Beckley Magnetite, Inc.
, 185 W. Va. 633, 641, 408 S.E.2d 385, 393 (1991). In the instant case, however, the plaintiffs presented evidence, in the form of Mr. Kennedy's affidavit, that the defendant was specifically informed only a few weeks before the accident that men were working dangerously close to the edge of the highwall. At the very least, this evidence is sufficient to raise a genuine issue of material fact as to whether the defendant “actually possessed” knowledge of the unsafe working condition. Moreover, if the defendant was, in fact, aware of the unsafe working condition but still directed Mr.
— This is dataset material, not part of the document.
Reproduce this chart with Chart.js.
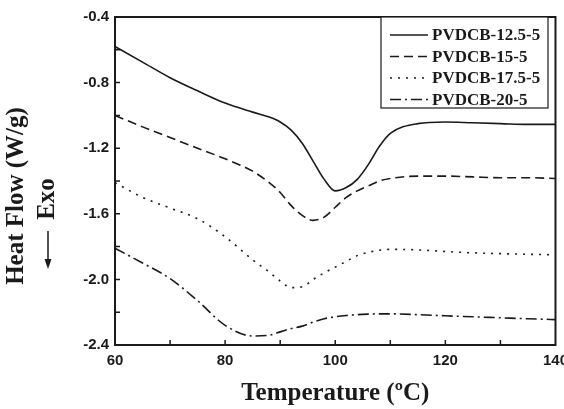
<!DOCTYPE html>
<html>
<head>
<meta charset="utf-8">
<script src="https://cdn.jsdelivr.net/npm/chart.js@4.4.1/dist/chart.umd.min.js"></script>
<style>
    html, body { margin: 0; padding: 0; background: #fff; overflow: hidden; }
    #wrap { width: 564px; height: 409px; overflow: hidden; }
    canvas { display: block; }
</style>
</head>
<body>
<div id="wrap"><canvas id="chart" width="575" height="409"></canvas></div>
<script>
// temperatures (°C) the curves were read at
const temps = [60, 65, 70, 75, 80, 85, 88, 90, 92, 94, 96, 98, 100, 102, 104, 106, 108, 110, 115, 120, 125, 130, 135, 140];

const pvdcb125 = [-0.58, -0.675, -0.77, -0.85, -0.925, -0.98, -1.01, -1.04, -1.09, -1.17, -1.28, -1.39, -1.46, -1.44, -1.39, -1.30, -1.19, -1.11, -1.05, -1.04, -1.045, -1.05, -1.055, -1.055];
const pvdcb15 = [-1.0, -1.07, -1.135, -1.2, -1.265, -1.34, -1.41, -1.47, -1.55, -1.61, -1.64, -1.62, -1.56, -1.50, -1.46, -1.43, -1.40, -1.385, -1.37, -1.37, -1.375, -1.38, -1.38, -1.385];
const pvdcb175 = [-1.41, -1.50, -1.565, -1.63, -1.74, -1.88, -1.955, -2.01, -2.05, -2.045, -2.0, -1.96, -1.925, -1.89, -1.855, -1.835, -1.822, -1.817, -1.82, -1.83, -1.838, -1.843, -1.847, -1.85];
const pvdcb20 = [-1.81, -1.90, -1.995, -2.13, -2.28, -2.345, -2.34, -2.32, -2.30, -2.285, -2.26, -2.24, -2.228, -2.22, -2.215, -2.212, -2.21, -2.21, -2.215, -2.222, -2.228, -2.234, -2.24, -2.245];

const seriesLabels = ["PVDCB-12.5-5", "PVDCB-15-5", "PVDCB-17.5-5", "PVDCB-20-5"];
const seriesValues = [pvdcb125, pvdcb15, pvdcb175, pvdcb20];
const dashes = [[], [9, 5], [2, 6], [11, 4, 2, 4]];

const ink = "#1a1a1a";

const datasets = seriesLabels.map((label, i) => ({
    label,
    data: temps.map((t, k) => ({ x: t, y: seriesValues[i][k] })),
    borderColor: ink,
    borderWidth: 1.6,
    borderDash: dashes[i],
    pointRadius: 0,
    fill: false,
    cubicInterpolationMode: "monotone",
}));

const framePlugin = {
    id: "frame",
    afterDraw(chart) {
        const { ctx, chartArea: a, scales } = chart;
        const x = scales.x;
        const y = scales.y;
        ctx.save();

        // box round the plot
        ctx.strokeStyle = ink;
        ctx.lineWidth = 2;
        ctx.strokeRect(a.left, a.top, a.right - a.left, a.bottom - a.top);

        // inward ticks, major and minor
        ctx.lineWidth = 1.5;
        ctx.beginPath();
        for (let v = 70; v < 140; v += 10) {
            const px = x.getPixelForValue(v);
            ctx.moveTo(px, a.bottom);
            ctx.lineTo(px, a.bottom - 5);
        }
        for (let i = 1; i < 10; i++) {
            const py = y.getPixelForValue(-2.4 + i * 0.2);
            ctx.moveTo(a.left, py);
            ctx.lineTo(a.left + 5, py);
        }
        ctx.stroke();

        // legend
        const lx = 381, ly = a.top, lw = 167, lh = 91;
        ctx.fillStyle = "#fff";
        ctx.fillRect(lx, ly, lw, lh);
        ctx.lineWidth = 1.2;
        ctx.strokeRect(lx, ly, lw, lh);
        ctx.font = "bold 17px 'Liberation Serif'";
        ctx.textBaseline = "middle";
        ctx.textAlign = "left";
        chart.data.datasets.forEach((ds, i) => {
            const rowY = 35 + i * 21.5;
            ctx.beginPath();
            ctx.setLineDash(ds.borderDash);
            ctx.lineWidth = 1.6;
            ctx.moveTo(390, rowY);
            ctx.lineTo(428, rowY);
            ctx.stroke();
            ctx.setLineDash([]);
            ctx.fillStyle = ink;
            ctx.fillText(ds.label, 432, rowY + 1);
        });

        // y axis title, two lines, with the Exo arrow
        ctx.fillStyle = ink;
        ctx.font = "bold 25px 'Liberation Serif'";
        ctx.textAlign = "center";
        ctx.save();
        ctx.translate(17, 196);
        ctx.rotate(-Math.PI / 2);
        ctx.fillText("Heat Flow (W/g)", 0, 0);
        ctx.restore();
        ctx.save();
        ctx.translate(48, 199);
        ctx.rotate(-Math.PI / 2);
        ctx.fillText("Exo", 0, 0);
        ctx.restore();
        ctx.beginPath();
        ctx.lineWidth = 1.5;
        ctx.moveTo(48, 231);
        ctx.lineTo(48, 262);
        ctx.stroke();
        ctx.beginPath();
        ctx.moveTo(44.5, 259);
        ctx.lineTo(51.5, 259);
        ctx.lineTo(48, 269);
        ctx.closePath();
        ctx.fill();

        ctx.restore();
    },
};

new Chart(document.getElementById("chart"), {
    type: "line",
    data: { datasets },
    options: {
        responsive: false,
        animation: false,
        layout: { padding: { top: 17, right: 12, bottom: 0, left: 0 } },
        plugins: {
            legend: { display: false },
            tooltip: { enabled: false },
        },
        scales: {
            x: {
                type: "linear",
                min: 60,
                max: 140,
                grid: { display: false, drawTicks: false },
                border: { display: false },
                ticks: {
                    stepSize: 20,
                    padding: 7,
                    color: ink,
                    font: { family: "'Liberation Sans'", size: 15, weight: "bold" },
                },
                title: {
                    display: true,
                    text: "Temperature (\u00baC)",
                    color: ink,
                    font: { family: "'Liberation Serif'", size: 25, weight: "bold" },
                    padding: { top: 0, bottom: 0 },
                },
                afterFit(scale) {
                    scale.height = 64;
                },
            },
            y: {
                min: -2.4,
                max: -0.4,
                grid: { display: false, drawTicks: false },
                border: { display: false },
                ticks: {
                    stepSize: 0.4,
                    padding: 6,
                    color: ink,
                    font: { family: "'Liberation Sans'", size: 15, weight: "bold" },
                    callback: (v) => v.toFixed(1),
                },
                afterFit(scale) {
                    scale.width = 115;
                },
            },
        },
    },
    plugins: [framePlugin],
});
</script>
</body>
</html>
Ramey to operate his drilling machine along the highwall without any additional safety instructions or training, then a genuine issue of material fact would also exist with regard to whether the defendant intentionally exposed Mr. Ramey to that condition.

            To be clear, my position is not that the plaintiffs' evidence proves that Contractor Enterprises possessed actual knowledge of the dangerous condition or that it did intentionally expose Mr. Ramey to that condition. Indeed, other evidence, such as the ground control plan that included a drill pattern to keep the drill operator and drill at least four feet from the highwall's edge, clearly weighs in favor of Contractor Enterprises's position in this case. Rather, the evidence presented by the plaintiffs, viewed in light of the reasonable inferences that can be drawn in their favor, presents genuine issues of material fact that should be decided by a jury. As such, this case is inappropriate for disposition on summary judgment and, therefore, I dissent.